Center Parcs holiday resort group is being put up for sale by its private equity owners with a price tag of up to £5bn aiming to cash in on the growing trend for domestic breaks kickstarted by the Covid pandemic.
Advisers to Brookfield Property Partners have been sounding out potential buyers over the past week, according to the Financial Times which first reported the move, with possible suitors expected to include other private equity firms.
Brookfield acquired Center Parcs UK – whose five resorts in Britain and one in Ireland are known for their tropical-themed indoor pools, spas and activities for kids – from Blackstonefor about £2.4bn in 2015.
The group had been hoping to build a new site in Worth Forest, West Sussex, but pulled out earlier this year after an outcry from wildlife campaigners.
The group fell to a loss in 2021 as it was forced to close its resorts and restrict entry at the height of the pandemic.
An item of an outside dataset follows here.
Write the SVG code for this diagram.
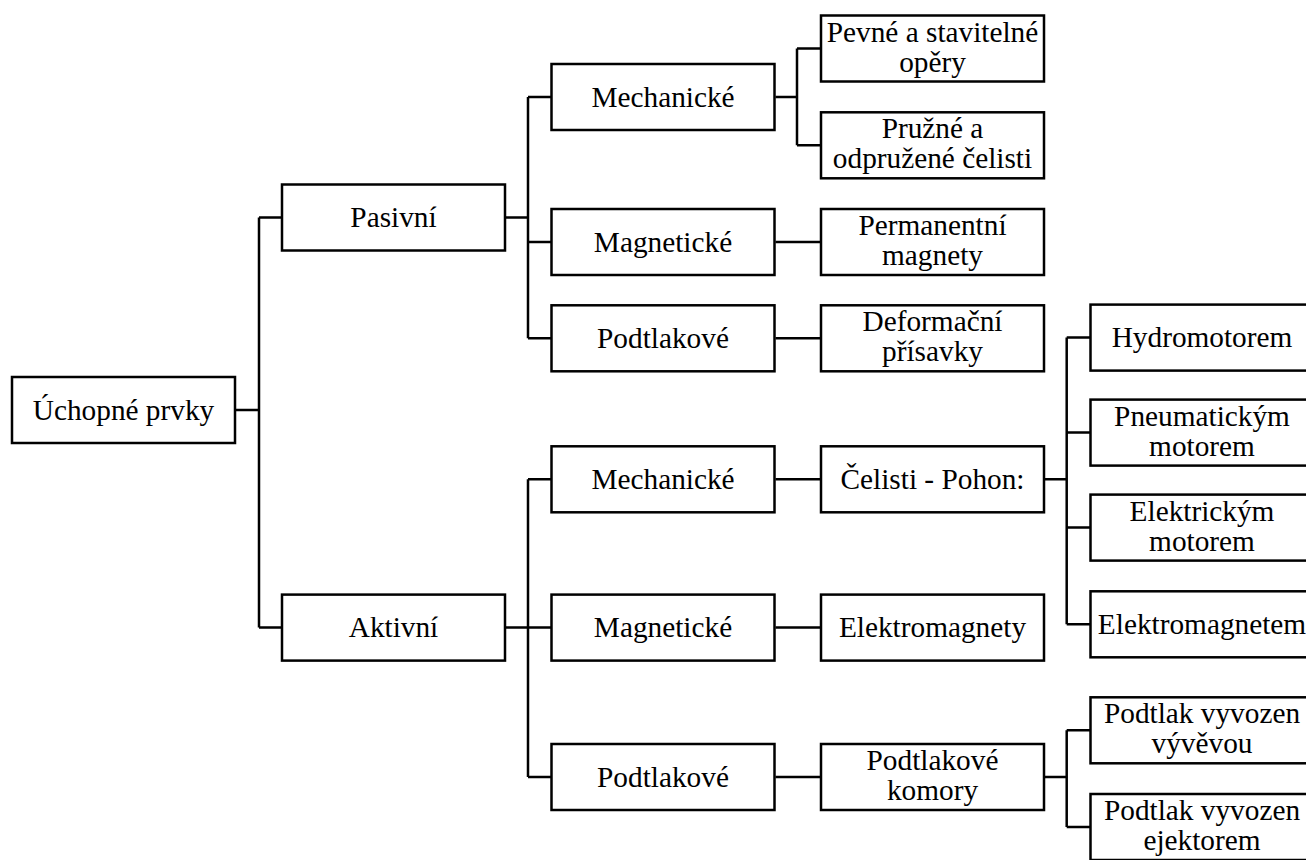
<svg xmlns="http://www.w3.org/2000/svg" width="1306" height="860" viewBox="0 0 1306 860">
<style>
.b{fill:#fff;stroke:#000;stroke-width:2.5}
.c{fill:none;stroke:#000;stroke-width:2.5}
</style>
<rect width="1306" height="860" fill="#fff"/>
<g id="connectors">
<path class="c" d="M236 410H259M259 217.5V627.6M259 217.5H282M259 627.6H282"/>
<path class="c" d="M506 217.5H528M528 97V338.3M528 97H551M528 242H551M528 338.3H551"/>
<path class="c" d="M775.5 97H797M797 48.5V145.3M797 48.5H820M797 145.3H820"/>
<path class="c" d="M775.5 242H820M775.5 338.3H820"/>
<path class="c" d="M506 627.6H528M528 479.3V777M528 479.3H551M528 627.6H551M528 777H551"/>
<path class="c" d="M775.5 479.3H820M775.5 627.6H820M775.5 777H820"/>
<path class="c" d="M1045 479.3H1066.7M1066.7 337.6V624.3M1066.7 337.6H1090M1066.7 432.6H1090M1066.7 527.6H1090M1066.7 624.3H1090"/>
<path class="c" d="M1045 777H1066.7M1066.7 730.3V827M1066.7 730.3H1090M1066.7 827H1090"/>
</g>
<g id="n-uchopne"><rect class="b" x="12" y="377" width="223" height="66"/><text font-family="Liberation Serif" font-size="29.3" text-anchor="middle" x="123.5" y="419.5">Úchopné prvky</text></g>
<g id="n-pasivni"><rect class="b" x="282" y="184.5" width="223" height="66"/><text font-family="Liberation Serif" font-size="29.3" text-anchor="middle" x="393.5" y="227">Pasivní</text></g>
<g id="n-aktivni"><rect class="b" x="282" y="594.6" width="223" height="66"/><text font-family="Liberation Serif" font-size="29.3" text-anchor="middle" x="393.5" y="637.1">Aktivní</text></g>
<g id="n-p-mech"><rect class="b" x="551.5" y="64" width="223" height="66"/><text font-family="Liberation Serif" font-size="29.3" text-anchor="middle" x="663" y="106.5">Mechanické</text></g>
<g id="n-p-mag"><rect class="b" x="551.5" y="209" width="223" height="66"/><text font-family="Liberation Serif" font-size="29.3" text-anchor="middle" x="663" y="251.5">Magnetické</text></g>
<g id="n-p-podt"><rect class="b" x="551.5" y="305.3" width="223" height="66"/><text font-family="Liberation Serif" font-size="29.3" text-anchor="middle" x="663" y="347.8">Podtlakové</text></g>
<g id="n-a-mech"><rect class="b" x="551.5" y="446.3" width="223" height="66"/><text font-family="Liberation Serif" font-size="29.3" text-anchor="middle" x="663" y="488.8">Mechanické</text></g>
<g id="n-a-mag"><rect class="b" x="551.5" y="594.6" width="223" height="66"/><text font-family="Liberation Serif" font-size="29.3" text-anchor="middle" x="663" y="637.1">Magnetické</text></g>
<g id="n-a-podt"><rect class="b" x="551.5" y="744" width="223" height="66"/><text font-family="Liberation Serif" font-size="29.3" text-anchor="middle" x="663" y="786.5">Podtlakové</text></g>
<g id="n-pevne"><rect class="b" x="821" y="15.5" width="223" height="66"/><text font-family="Liberation Serif" font-size="29.3" text-anchor="middle" x="932.5" y="41.5">Pevné a stavitelné</text><text font-family="Liberation Serif" font-size="29.3" text-anchor="middle" x="932.5" y="71.5">opěry</text></g>
<g id="n-pruzne"><rect class="b" x="821" y="112.3" width="223" height="66"/><text font-family="Liberation Serif" font-size="29.3" text-anchor="middle" x="932.5" y="138.3">Pružné a</text><text font-family="Liberation Serif" font-size="29.3" text-anchor="middle" x="932.5" y="168.3">odpružené čelisti</text></g>
<g id="n-permanentni"><rect class="b" x="821" y="209" width="223" height="66"/><text font-family="Liberation Serif" font-size="29.3" text-anchor="middle" x="932.5" y="235">Permanentní</text><text font-family="Liberation Serif" font-size="29.3" text-anchor="middle" x="932.5" y="265">magnety</text></g>
<g id="n-deformacni"><rect class="b" x="821" y="305.3" width="223" height="66"/><text font-family="Liberation Serif" font-size="29.3" text-anchor="middle" x="932.5" y="331.3">Deformační</text><text font-family="Liberation Serif" font-size="29.3" text-anchor="middle" x="932.5" y="361.3">přísavky</text></g>
<g id="n-celisti"><rect class="b" x="821" y="446.3" width="223" height="66"/><text font-family="Liberation Serif" font-size="29.3" text-anchor="middle" x="932.5" y="488.8">Čelisti - Pohon:</text></g>
<g id="n-elektromagnety"><rect class="b" x="821" y="594.6" width="223" height="66"/><text font-family="Liberation Serif" font-size="29.3" text-anchor="middle" x="932.5" y="637.1">Elektromagnety</text></g>
<g id="n-komory"><rect class="b" x="821" y="744" width="223" height="66"/><text font-family="Liberation Serif" font-size="29.3" text-anchor="middle" x="932.5" y="770">Podtlakové</text><text font-family="Liberation Serif" font-size="29.3" text-anchor="middle" x="932.5" y="800">komory</text></g>
<g id="n-hydro"><rect class="b" x="1090.5" y="304.6" width="223" height="66"/><text font-family="Liberation Serif" font-size="29.3" text-anchor="middle" x="1202" y="347.1">Hydromotorem</text></g>
<g id="n-pneu"><rect class="b" x="1090.5" y="399.6" width="223" height="66"/><text font-family="Liberation Serif" font-size="29.3" text-anchor="middle" x="1202" y="425.6">Pneumatickým</text><text font-family="Liberation Serif" font-size="29.3" text-anchor="middle" x="1202" y="455.6">motorem</text></g>
<g id="n-elek"><rect class="b" x="1090.5" y="494.6" width="223" height="66"/><text font-family="Liberation Serif" font-size="29.3" text-anchor="middle" x="1202" y="520.6">Elektrickým</text><text font-family="Liberation Serif" font-size="29.3" text-anchor="middle" x="1202" y="550.6">motorem</text></g>
<g id="n-emag"><rect class="b" x="1090.5" y="591.3" width="223" height="66"/><text font-family="Liberation Serif" font-size="29.3" text-anchor="middle" x="1202" y="633.8">Elektromagnetem</text></g>
<g id="n-vyveva"><rect class="b" x="1090.5" y="697.3" width="223" height="66"/><text font-family="Liberation Serif" font-size="29.3" text-anchor="middle" x="1202" y="723.3">Podtlak vyvozen</text><text font-family="Liberation Serif" font-size="29.3" text-anchor="middle" x="1202" y="753.3">vývěvou</text></g>
<g id="n-ejektor"><rect class="b" x="1090.5" y="794" width="223" height="66"/><text font-family="Liberation Serif" font-size="29.3" text-anchor="middle" x="1202" y="820">Podtlak vyvozen</text><text font-family="Liberation Serif" font-size="29.3" text-anchor="middle" x="1202" y="850">ejektorem</text></g>
</svg>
However it bounced back to a £66m profit in the year to 21 April 2022, with sales more than quadrupling to £503m.
In recent years private equity has been piling into the UK’s domestic break sector amid hopes for growth prompted by the fall in the value of the pound, the cost of living crisis, environmental concerns and more interest in outdoor pursuits after a shift among Britons towards breaks in the UK prompted by pandemic travel restrictions.
Blackstone paid about £3bn for Bourne Leisure, which includes Haven Holidays, the caravan park operator, in January 2021. That same year CVC Capital Partners bought holiday park operator Away Resorts for £250m and then bought up Aria Resorts and Coppergreen Leisure to combine with it.